The night unfolds the way people who attend live storytelling events expect these evenings to unfold. Someone starts off telling a joke about a teammate who pees when she laughs too hard, and then you learn that the storyteller is really an ER doctor who spends more time than she'd like explaining to families that their loved one has died.
And that guy who always jokes around on the field? It turns out he had a dark childhood.
Some of the stories are dark — but they all link back to Ultimate in some way.
"I don't want to just be telling a bunch of fart jokes and laughing for two hours," Mastrantuono says. "I want to go deeper and I want to find these true human connections. I think that's a huge thing that surprised people at our first show up in Seattle is that they thought it was going to be kind of just some thrown-together stories — maybe just like humorous, off-the-cuff anecdotes — and I'm really interested in deep, personal, human stories."
By the time Mastrantuono had pulled together Flatball Radio's second event — in Portland, Oregon last May — the room was sold out and the stories were flowing.

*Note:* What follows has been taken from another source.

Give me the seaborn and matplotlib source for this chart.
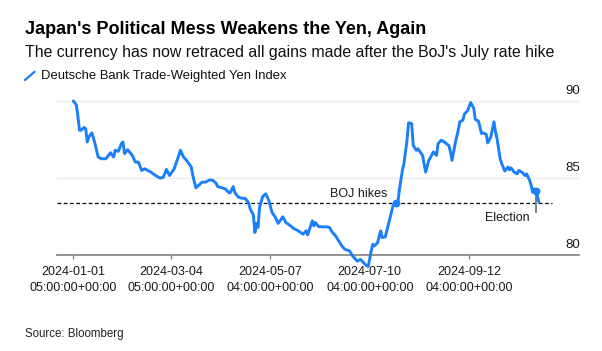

"I would like to think that this project makes us less insular," Mastrantuono says. "We've had people at both shows who have actually never heard of Ultimate Frisbee, and they were able to connect with the stories and said that they had a great time. So I would like to think that our project is finding those stories that can connect with people regardless of your familiarity with Ultimate Frisbee."
So, success, right? Well, yeah. But is this a way to making a living? Not quite yet. Matt's taken a job outside of Ultimate — with a live video production company — and so, for now, Flatball Radio is on an indefinite hiatus.
"But I think we have a proof of concept, and I think we have a shell of something that can take this a step further," Mastrantuono says.
Hmm … a guy starts off with what sounds like a crazy idea, pulls together all his friends, and together they manage to do something nobody ever thought they could? Sounds like the next time Flatball Radio puts on a show, Mastrantuono will have a story of his own to tell.
This segment aired on April 16, 2016.